Being a startup enthusiast who is in the process of launching a product, you can’t evade the ‘Whats’ and ‘Whys’. You need to be thorough with your market survey and research. This can go a long way in making your product user-centric.
- Who are your users? What is your ideal demographic?
- Their habits?
- Their emotional attitudes?
- Why do they need your product? Do other products meet those needs?
- How do they access your products?
Conducting a market survey is an effective way to take such questions to specific groups or markets, that are large enough to be statistically valid.
Though, extracting answers out of customers is not a cakewalk. You need to understand different approaches and methods to extract the best answers from your potential customers. There are different ways to structure your market survey, depending upon the kind of answers you are looking for.
To obtain actionable insights from a customer segment, the questionnaire has to be designed intelligently. You need to ask versatile and intuitive questions, to make it easier for customers to complete the market survey. This way you can obtain clean data, making it easier for you to analyze it.

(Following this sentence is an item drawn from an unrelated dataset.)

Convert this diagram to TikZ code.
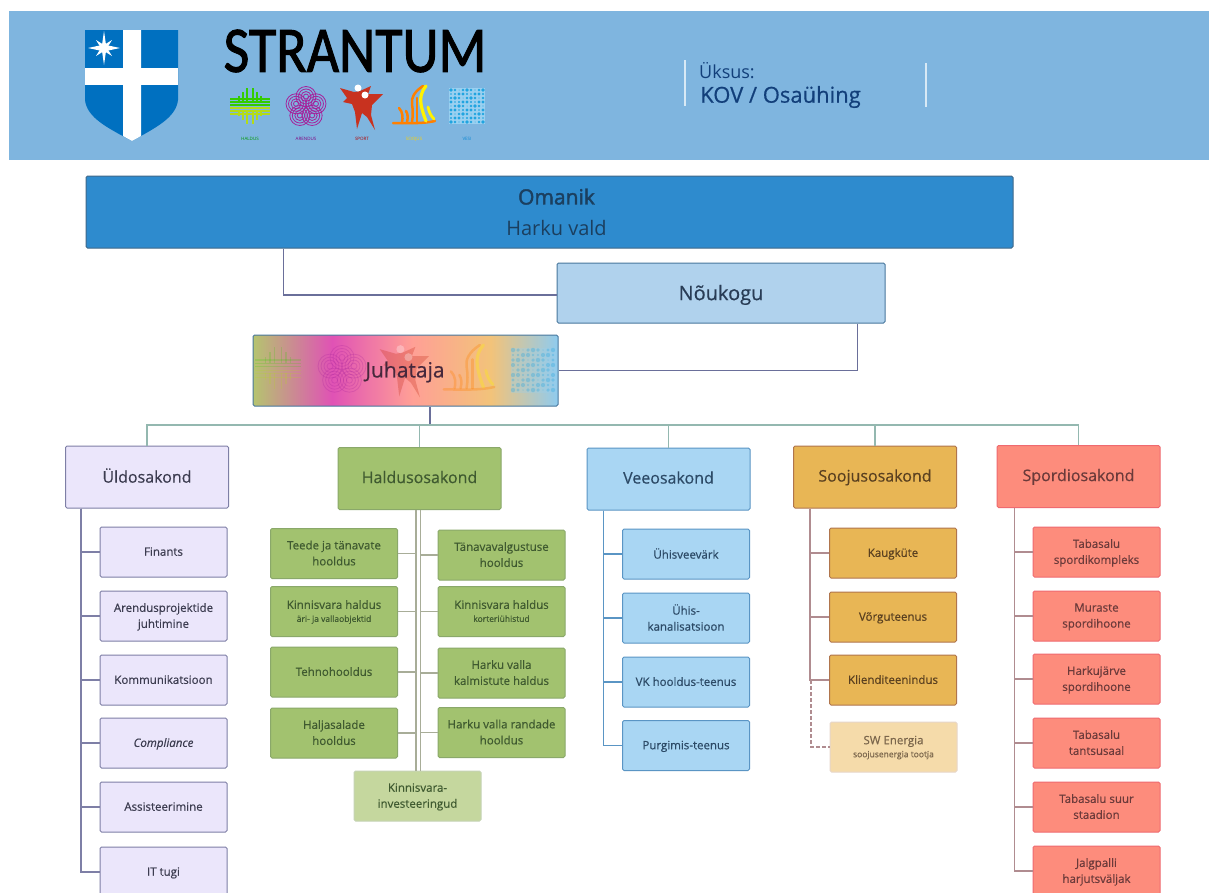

You can be passive or active with your questions, but whatever your approach is, you need to be smart and sharp while preparing a market survey. This is how you can identify customer segments, assess their characteristics, gauge their awareness about the business you are in, or track changes in their attitudes and opinions.
Customers’ Responses Are Based On?
They are based on the answer-choices they get. Therefore, the options in your MCQs need to be comprehensive and shouldn’t subserve a bias.
If you are getting worked up, then you shouldn’t. There are online tools like SmartSurvey, that can help you build a perfect market survey. You can build surveys using the self-explanatory interface. You can do bulk distribution of your survey form, and view results in the form of charts, percentages, and raw data.
That said, for your own knowledge, you should be aware of certain question-types, that usually comprise feedback form.
1. Open-Ended Questions
Such questions warrant subjective answers. Customers are given free rein and they can fully express themselves. In other words, it’s a freestyle way to extract information out of customers.
A question like “What would you suggest making User Experience more enjoyable?”, falls under this category.
Customers are given enough space to address the core issues if there are any. That said, such questions require a lot of time and patience. It becomes difficult to compile and analyze results at times. You can learn more about open-ended questions here.
2. Rating Scale Questions
Such questions warrant answers that can be quantified as per the scale, like 1 to 5. The scales are generally branched into Likert-type scales and Semantic Differential.
To produce authentic results, it’s important to give an equal number of positive and negative choices to customers. Also, each choice must carry equal weight, in terms of relevance. By having a balanced scale, you don’t push the customers towards the desired outcome and they can give their response with a neutral mindset
a) Likert-Type Scale
Customers are given statements to which they can either agree or disagree.
You can scale the responses from 1 to 5. Where 1 stands for “I Strongly Agree” and 5 stands for “I Strongly Disagree”.
Statements can be like, “I enjoyed the food of the restaurant” or “The serving staff was very polite and professional”
Such responses are better than ‘Yes’ or ‘No’ answers, as you can sense the emotions of customers. In other words, you can sense their emotional attitudes towards your product. But again, you don’t get answers to your ‘Whys’.
b) Semantic Differential Scale
At times, it’s not just about the agreement or disagreement of customers. You can ask customers to rate products or services on a scale as well, say 1 to 5. Though it’s better to use polarizing adjectives like Good/Bad, Satisfied/Unsatisfied, Likely/Unlikely, etc.
You can frame questions to evaluate your competitor’s image among customers.
For example, you can ask a question like “How likely you are to use their service again?”, which can be answered on the scale of 1 to 5, where 1 represents ‘Very Likely’ and 5 represents ‘Very Unlikely’.
Similarly, you can ask, “How was your last experience availing their services?”, which can again be answered on the scale of 1 to 5, where 1 represents ‘Very Pleasant’ and 5 represents ‘Very Unpleasant.
The feedback obtained from this method is more precise, and you can make accurate judgments.
3. Rank Order Questions
Alternatives are given to customers, and they need to choose one to answer the question.
Ideally, the customers are given two alternatives. For example, “What is more important to you when you choose a brand, price or quality?”
But you can frame a question having several alternatives as well. For example, you can frame something like “Rank the list of items from most useful to least useful”.
We hope this write-up will help you prepare a more comprehensive questionnaire and help you zero in on the right customer segment.